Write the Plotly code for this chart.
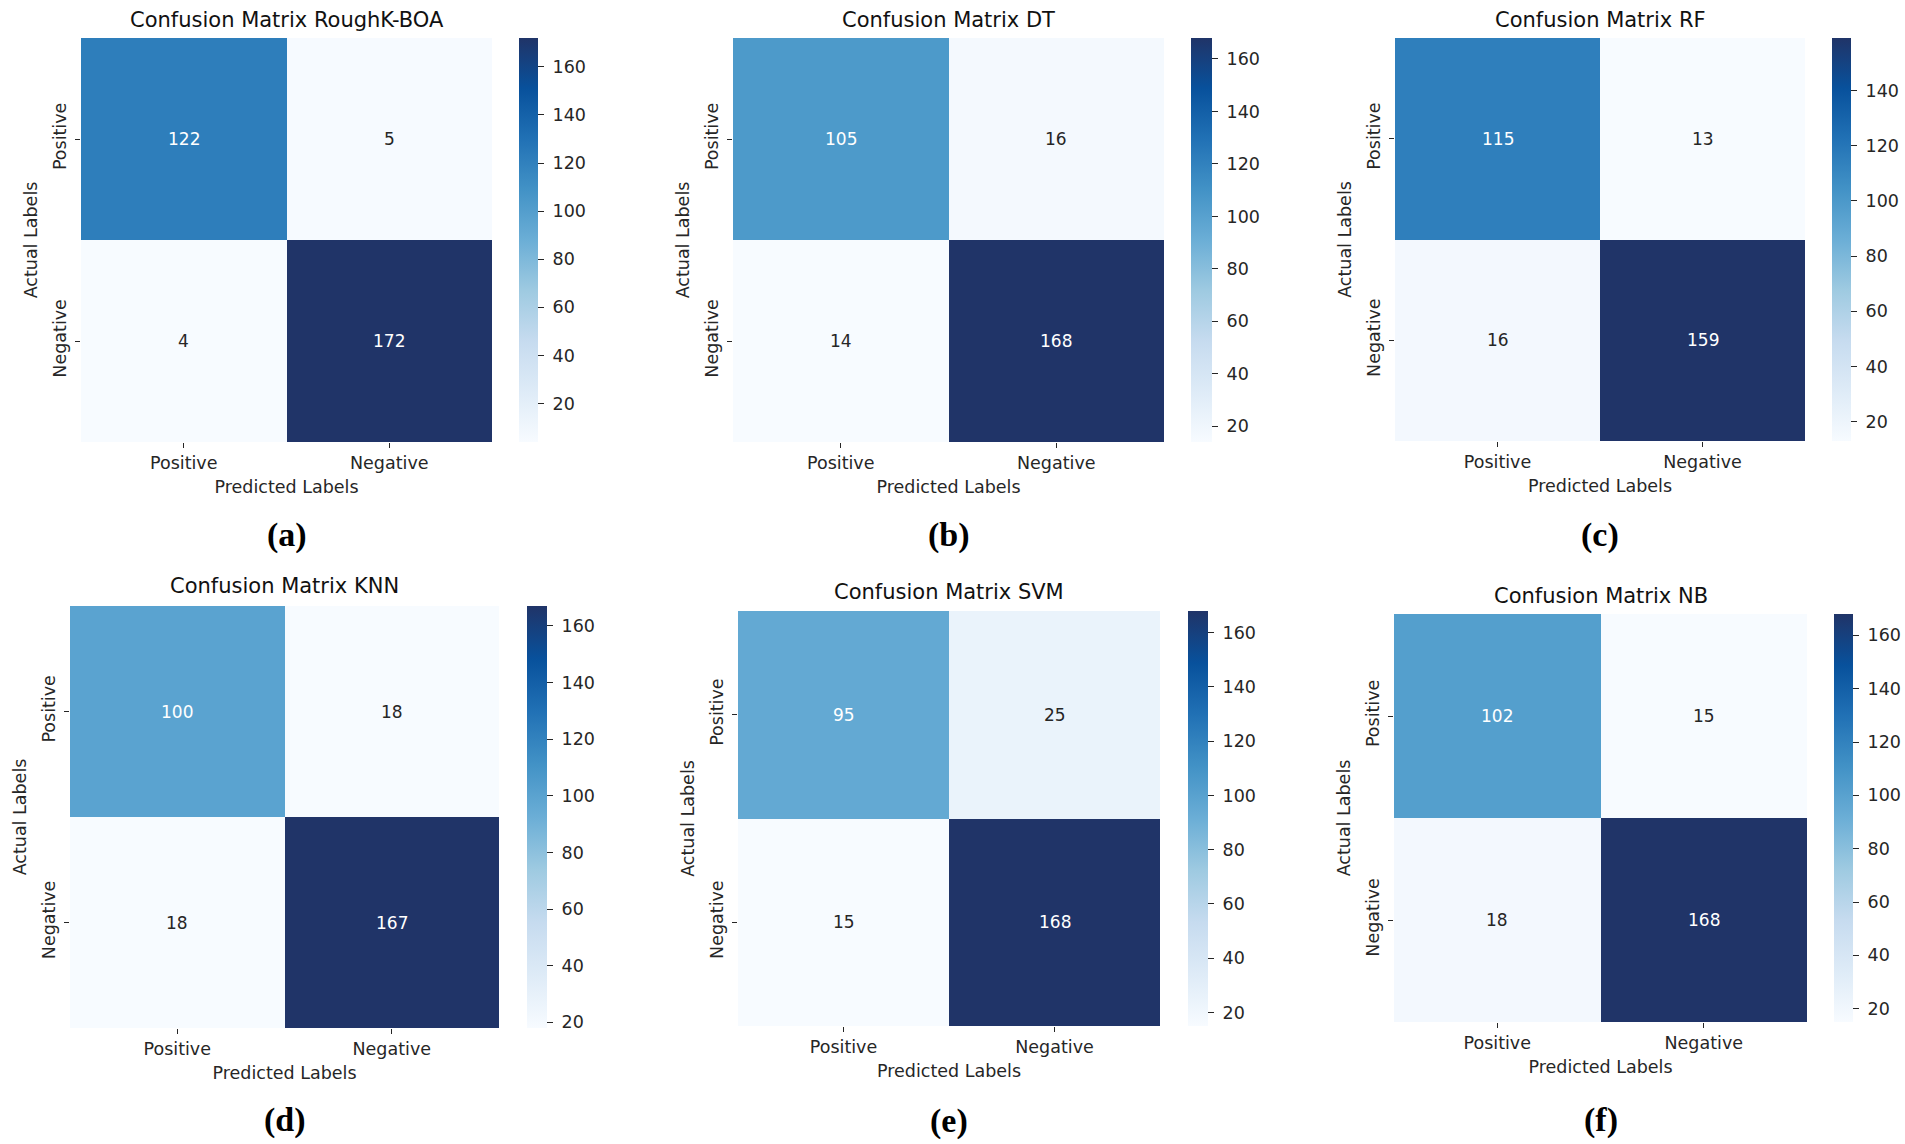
import plotly.graph_objects as go

# ---------------- data ----------------
labels = ["Positive", "Negative"]
models = ["RoughK-BOA", "DT", "RF", "KNN", "SVM", "NB"]
panel_tags = ["(a)", "(b)", "(c)", "(d)", "(e)", "(f)"]

cm_roughk_boa = [[122, 5], [4, 172]]
cm_dt = [[105, 16], [14, 168]]
cm_rf = [[115, 13], [16, 159]]
cm_knn = [[100, 18], [18, 167]]
cm_svm = [[95, 25], [15, 168]]
cm_nb = [[102, 15], [18, 168]]
matrices = [cm_roughk_boa, cm_dt, cm_rf, cm_knn, cm_svm, cm_nb]

# ---------------- layout geometry (pixels in the window) ----------------
W, H = 1905, 1144
# heatmap left, right, top, bottom, colorbar left, colorbar right
boxes = [
    (81, 492, 38, 442, 519, 538),
    (733, 1164, 38, 442, 1191, 1212),
    (1395, 1805, 38, 441, 1832, 1851),
    (70, 499, 606, 1028, 527, 547),
    (738, 1160, 611, 1026, 1188, 1208),
    (1394, 1807, 614, 1022, 1834, 1853),
]
title_y = [20, 20, 20, 586, 592, 596]
tag_y = [535, 535, 535, 1120, 1121, 1120]


def px(v):
    return v / W


def py(v):
    return 1 - v / H


blues = [
    [0.000, "#f7fbff"],
    [0.125, "#deebf7"],
    [0.250, "#c6dbef"],
    [0.375, "#9ecae1"],
    [0.500, "#6baed6"],
    [0.625, "#4292c6"],
    [0.750, "#2171b5"],
    [0.875, "#08519c"],
    [1.000, "#203468"],
]

FONT = "DejaVu Sans"
DARK = "#262626"

fig = go.Figure()
annotations = []
layout = dict(
    width=W, height=H,
    margin=dict(l=0, r=0, t=0, b=0),
    paper_bgcolor="white", plot_bgcolor="white",
    font=dict(family=FONT, size=17.5, color=DARK),
    showlegend=False,
)

for i, (m, z, tag) in enumerate(zip(models, matrices, panel_tags)):
    n = i + 1
    l, r, t, b, cl, cr = boxes[i]
    zmin = min(min(row) for row in z)
    zmax = max(max(row) for row in z)
    xa = "x" if n == 1 else f"x{n}"
    ya = "y" if n == 1 else f"y{n}"
    fig.add_trace(go.Heatmap(
        z=z, x=labels, y=labels,
        xaxis=xa, yaxis=ya,
        colorscale=blues, zmin=zmin, zmax=zmax,
        hoverinfo="skip",
        colorbar=dict(
            x=px(cl), xanchor="left", xpad=0,
            y=py(t), yanchor="top", ypad=0,
            len=(b - t) / H, lenmode="fraction",
            thickness=cr - cl, thicknessmode="pixels",
            outlinewidth=0,
            tick0=0, dtick=20,
            ticks="outside", ticklen=6, tickwidth=1, tickcolor=DARK,
            tickprefix=" ",
            tickfont=dict(family=FONT, size=17.5, color=DARK),
        ),
    ))
    layout[f"xaxis{'' if n == 1 else n}"] = dict(
        domain=[px(l), px(r)], anchor=ya,
        showgrid=False, zeroline=False, showline=False,
        ticks="outside", ticklen=5, tickwidth=1.2, tickcolor=DARK,
        tickfont=dict(family=FONT, size=17.5, color=DARK),
        title=dict(text="Predicted Labels", standoff=8,
                   font=dict(family=FONT, size=17.5, color=DARK)),
        fixedrange=True,
    )
    layout[f"yaxis{'' if n == 1 else n}"] = dict(
        domain=[py(b), py(t)], anchor=xa,
        autorange="reversed",
        showgrid=False, zeroline=False, showline=False,
        ticks="outside", ticklen=5, tickwidth=1.2, tickcolor=DARK,
        tickangle=-90, ticklabelstandoff=2,
        tickfont=dict(family=FONT, size=17.5, color=DARK),
        title=dict(text="Actual Labels", standoff=7,
                   font=dict(family=FONT, size=17.5, color=DARK)),
        fixedrange=True,
    )
    # cell values
    rng = zmax - zmin
    for ri, row_lab in enumerate(labels):
        for ci, col_lab in enumerate(labels):
            v = z[ri][ci]
            frac = (v - zmin) / rng
            annotations.append(dict(
                x=col_lab, y=row_lab, xref=xa, yref=ya,
                text=str(v), showarrow=False,
                font=dict(family=FONT, size=17,
                          color="#ffffff" if frac > 0.4 else DARK),
            ))
    # title
    annotations.append(dict(
        x=px((l + r) / 2), y=py(title_y[i]), xref="paper", yref="paper",
        text=f"Confusion Matrix {m}", showarrow=False,
        xanchor="center", yanchor="middle",
        font=dict(family=FONT, size=21, color="#111111"),
    ))
    # panel tag
    annotations.append(dict(
        x=px((l + r) / 2), y=py(tag_y[i]), xref="paper", yref="paper",
        text=f"<b>{tag}</b>", showarrow=False,
        xanchor="center", yanchor="middle",
        font=dict(family="Liberation Serif", size=34, color="#000000"),
    ))

layout["annotations"] = annotations
fig.update_layout(**layout)
fig.write_html(
    "out.html",
    config={"displayModeBar": False},
    post_script="document.body.style.margin='0';"
                "document.body.style.overflow='hidden';",
)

> Aim of the task
Transcribe the material as is, with images omitted.

> Solved exercise
Write the Plotly code for this chart.
import plotly.graph_objects as go

# ---------------- data ----------------
labels = ["Positive", "Negative"]
models = ["RoughK-BOA", "DT", "RF", "KNN", "SVM", "NB"]
panel_tags = ["(a)", "(b)", "(c)", "(d)", "(e)", "(f)"]

cm_roughk_boa = [[122, 5], [4, 172]]
cm_dt = [[105, 16], [14, 168]]
cm_rf = [[115, 13], [16, 159]]
cm_knn = [[100, 18], [18, 167]]
cm_svm = [[95, 25], [15, 168]]
cm_nb = [[102, 15], [18, 168]]
matrices = [cm_roughk_boa, cm_dt, cm_rf, cm_knn, cm_svm, cm_nb]

# ---------------- layout geometry (pixels in the window) ----------------
W, H = 1905, 1144
# heatmap left, right, top, bottom, colorbar left, colorbar right
boxes = [
    (81, 492, 38, 442, 519, 538),
    (733, 1164, 38, 442, 1191, 1212),
    (1395, 1805, 38, 441, 1832, 1851),
    (70, 499, 606, 1028, 527, 547),
    (738, 1160, 611, 1026, 1188, 1208),
    (1394, 1807, 614, 1022, 1834, 1853),
]
title_y = [20, 20, 20, 586, 592, 596]
tag_y = [535, 535, 535, 1120, 1121, 1120]


def px(v):
    return v / W


def py(v):
    return 1 - v / H


blues = [
    [0.000, "#f7fbff"],
    [0.125, "#deebf7"],
    [0.250, "#c6dbef"],
    [0.375, "#9ecae1"],
    [0.500, "#6baed6"],
    [0.625, "#4292c6"],
    [0.750, "#2171b5"],
    [0.875, "#08519c"],
    [1.000, "#203468"],
]

FONT = "DejaVu Sans"
DARK = "#262626"

fig = go.Figure()
annotations = []
layout = dict(
    width=W, height=H,
    margin=dict(l=0, r=0, t=0, b=0),
    paper_bgcolor="white", plot_bgcolor="white",
    font=dict(family=FONT, size=17.5, color=DARK),
    showlegend=False,
)

for i, (m, z, tag) in enumerate(zip(models, matrices, panel_tags)):
    n = i + 1
    l, r, t, b, cl, cr = boxes[i]
    zmin = min(min(row) for row in z)
    zmax = max(max(row) for row in z)
    xa = "x" if n == 1 else f"x{n}"
    ya = "y" if n == 1 else f"y{n}"
    fig.add_trace(go.Heatmap(
        z=z, x=labels, y=labels,
        xaxis=xa, yaxis=ya,
        colorscale=blues, zmin=zmin, zmax=zmax,
        hoverinfo="skip",
        colorbar=dict(
            x=px(cl), xanchor="left", xpad=0,
            y=py(t), yanchor="top", ypad=0,
            len=(b - t) / H, lenmode="fraction",
            thickness=cr - cl, thicknessmode="pixels",
            outlinewidth=0,
            tick0=0, dtick=20,
            ticks="outside", ticklen=6, tickwidth=1, tickcolor=DARK,
            tickprefix=" ",
            tickfont=dict(family=FONT, size=17.5, color=DARK),
        ),
    ))
    layout[f"xaxis{'' if n == 1 else n}"] = dict(
        domain=[px(l), px(r)], anchor=ya,
        showgrid=False, zeroline=False, showline=False,
        ticks="outside", ticklen=5, tickwidth=1.2, tickcolor=DARK,
        tickfont=dict(family=FONT, size=17.5, color=DARK),
        title=dict(text="Predicted Labels", standoff=8,
                   font=dict(family=FONT, size=17.5, color=DARK)),
        fixedrange=True,
    )
    layout[f"yaxis{'' if n == 1 else n}"] = dict(
        domain=[py(b), py(t)], anchor=xa,
        autorange="reversed",
        showgrid=False, zeroline=False, showline=False,
        ticks="outside", ticklen=5, tickwidth=1.2, tickcolor=DARK,
        tickangle=-90, ticklabelstandoff=2,
        tickfont=dict(family=FONT, size=17.5, color=DARK),
        title=dict(text="Actual Labels", standoff=7,
                   font=dict(family=FONT, size=17.5, color=DARK)),
        fixedrange=True,
    )
    # cell values
    rng = zmax - zmin
    for ri, row_lab in enumerate(labels):
        for ci, col_lab in enumerate(labels):
            v = z[ri][ci]
            frac = (v - zmin) / rng
            annotations.append(dict(
                x=col_lab, y=row_lab, xref=xa, yref=ya,
                text=str(v), showarrow=False,
                font=dict(family=FONT, size=17,
                          color="#ffffff" if frac > 0.4 else DARK),
            ))
    # title
    annotations.append(dict(
        x=px((l + r) / 2), y=py(title_y[i]), xref="paper", yref="paper",
        text=f"Confusion Matrix {m}", showarrow=False,
        xanchor="center", yanchor="middle",
        font=dict(family=FONT, size=21, color="#111111"),
    ))
    # panel tag
    annotations.append(dict(
        x=px((l + r) / 2), y=py(tag_y[i]), xref="paper", yref="paper",
        text=f"<b>{tag}</b>", showarrow=False,
        xanchor="center", yanchor="middle",
        font=dict(family="Liberation Serif", size=34, color="#000000"),
    ))

layout["annotations"] = annotations
fig.update_layout(**layout)
fig.write_html(
    "out.html",
    config={"displayModeBar": False},
    post_script="document.body.style.margin='0';"
                "document.body.style.overflow='hidden';",
)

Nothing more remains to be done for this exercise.